#### What is being asked
Print the listing as it stands, omitting all images.

#### Data section

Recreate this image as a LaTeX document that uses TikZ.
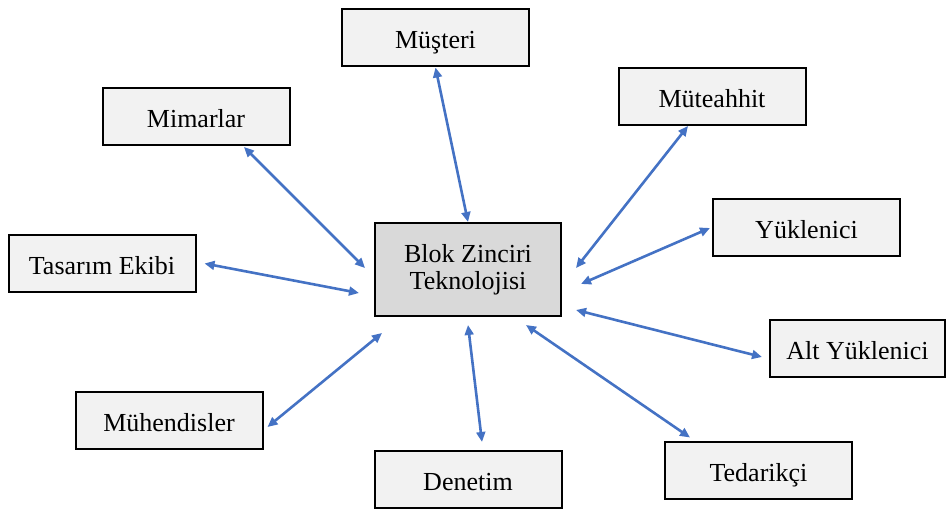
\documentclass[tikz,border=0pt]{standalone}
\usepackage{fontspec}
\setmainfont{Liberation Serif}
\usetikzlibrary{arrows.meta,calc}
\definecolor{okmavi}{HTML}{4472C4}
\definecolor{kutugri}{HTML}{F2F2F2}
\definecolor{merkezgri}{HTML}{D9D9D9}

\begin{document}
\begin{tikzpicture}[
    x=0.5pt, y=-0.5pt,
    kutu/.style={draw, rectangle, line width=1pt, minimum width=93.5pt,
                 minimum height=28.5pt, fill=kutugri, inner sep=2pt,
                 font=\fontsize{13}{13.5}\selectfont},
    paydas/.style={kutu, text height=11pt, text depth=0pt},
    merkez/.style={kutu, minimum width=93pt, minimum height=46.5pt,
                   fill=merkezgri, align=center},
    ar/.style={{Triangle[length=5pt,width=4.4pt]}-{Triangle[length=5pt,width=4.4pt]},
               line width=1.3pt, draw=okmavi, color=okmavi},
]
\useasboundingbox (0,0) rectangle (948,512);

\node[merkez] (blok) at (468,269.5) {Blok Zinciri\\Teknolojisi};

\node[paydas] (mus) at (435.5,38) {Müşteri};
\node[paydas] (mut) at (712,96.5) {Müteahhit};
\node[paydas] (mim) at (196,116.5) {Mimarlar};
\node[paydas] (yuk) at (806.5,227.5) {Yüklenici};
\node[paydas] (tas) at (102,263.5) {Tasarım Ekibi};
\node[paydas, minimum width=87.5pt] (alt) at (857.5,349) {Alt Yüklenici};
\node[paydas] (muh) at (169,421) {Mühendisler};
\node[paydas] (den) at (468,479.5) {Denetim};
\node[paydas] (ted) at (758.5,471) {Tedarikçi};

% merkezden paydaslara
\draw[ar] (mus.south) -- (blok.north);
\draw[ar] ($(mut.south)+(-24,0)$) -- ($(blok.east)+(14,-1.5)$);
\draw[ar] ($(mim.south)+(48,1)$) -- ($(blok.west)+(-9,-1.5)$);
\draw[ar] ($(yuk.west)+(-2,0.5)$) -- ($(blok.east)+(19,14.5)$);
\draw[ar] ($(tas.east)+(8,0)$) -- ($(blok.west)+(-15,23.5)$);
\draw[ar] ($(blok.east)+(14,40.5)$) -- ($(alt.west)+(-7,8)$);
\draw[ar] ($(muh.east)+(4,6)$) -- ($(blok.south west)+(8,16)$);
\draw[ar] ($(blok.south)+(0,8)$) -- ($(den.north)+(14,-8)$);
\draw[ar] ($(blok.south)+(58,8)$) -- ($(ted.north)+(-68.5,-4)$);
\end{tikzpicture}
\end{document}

#### Response to the exercise
Recreate this image as a LaTeX document that uses TikZ.
\documentclass[tikz,border=0pt]{standalone}
\usepackage{fontspec}
\setmainfont{Liberation Serif}
\usetikzlibrary{arrows.meta,calc}
\definecolor{okmavi}{HTML}{4472C4}
\definecolor{kutugri}{HTML}{F2F2F2}
\definecolor{merkezgri}{HTML}{D9D9D9}

\begin{document}
\begin{tikzpicture}[
    x=0.5pt, y=-0.5pt,
    kutu/.style={draw, rectangle, line width=1pt, minimum width=93.5pt,
                 minimum height=28.5pt, fill=kutugri, inner sep=2pt,
                 font=\fontsize{13}{13.5}\selectfont},
    paydas/.style={kutu, text height=11pt, text depth=0pt},
    merkez/.style={kutu, minimum width=93pt, minimum height=46.5pt,
                   fill=merkezgri, align=center},
    ar/.style={{Triangle[length=5pt,width=4.4pt]}-{Triangle[length=5pt,width=4.4pt]},
               line width=1.3pt, draw=okmavi, color=okmavi},
]
\useasboundingbox (0,0) rectangle (948,512);

\node[merkez] (blok) at (468,269.5) {Blok Zinciri\\Teknolojisi};

\node[paydas] (mus) at (435.5,38) {Müşteri};
\node[paydas] (mut) at (712,96.5) {Müteahhit};
\node[paydas] (mim) at (196,116.5) {Mimarlar};
\node[paydas] (yuk) at (806.5,227.5) {Yüklenici};
\node[paydas] (tas) at (102,263.5) {Tasarım Ekibi};
\node[paydas, minimum width=87.5pt] (alt) at (857.5,349) {Alt Yüklenici};
\node[paydas] (muh) at (169,421) {Mühendisler};
\node[paydas] (den) at (468,479.5) {Denetim};
\node[paydas] (ted) at (758.5,471) {Tedarikçi};

% merkezden paydaslara
\draw[ar] (mus.south) -- (blok.north);
\draw[ar] ($(mut.south)+(-24,0)$) -- ($(blok.east)+(14,-1.5)$);
\draw[ar] ($(mim.south)+(48,1)$) -- ($(blok.west)+(-9,-1.5)$);
\draw[ar] ($(yuk.west)+(-2,0.5)$) -- ($(blok.east)+(19,14.5)$);
\draw[ar] ($(tas.east)+(8,0)$) -- ($(blok.west)+(-15,23.5)$);
\draw[ar] ($(blok.east)+(14,40.5)$) -- ($(alt.west)+(-7,8)$);
\draw[ar] ($(muh.east)+(4,6)$) -- ($(blok.south west)+(8,16)$);
\draw[ar] ($(blok.south)+(0,8)$) -- ($(den.north)+(14,-8)$);
\draw[ar] ($(blok.south)+(58,8)$) -- ($(ted.north)+(-68.5,-4)$);
\end{tikzpicture}
\end{document}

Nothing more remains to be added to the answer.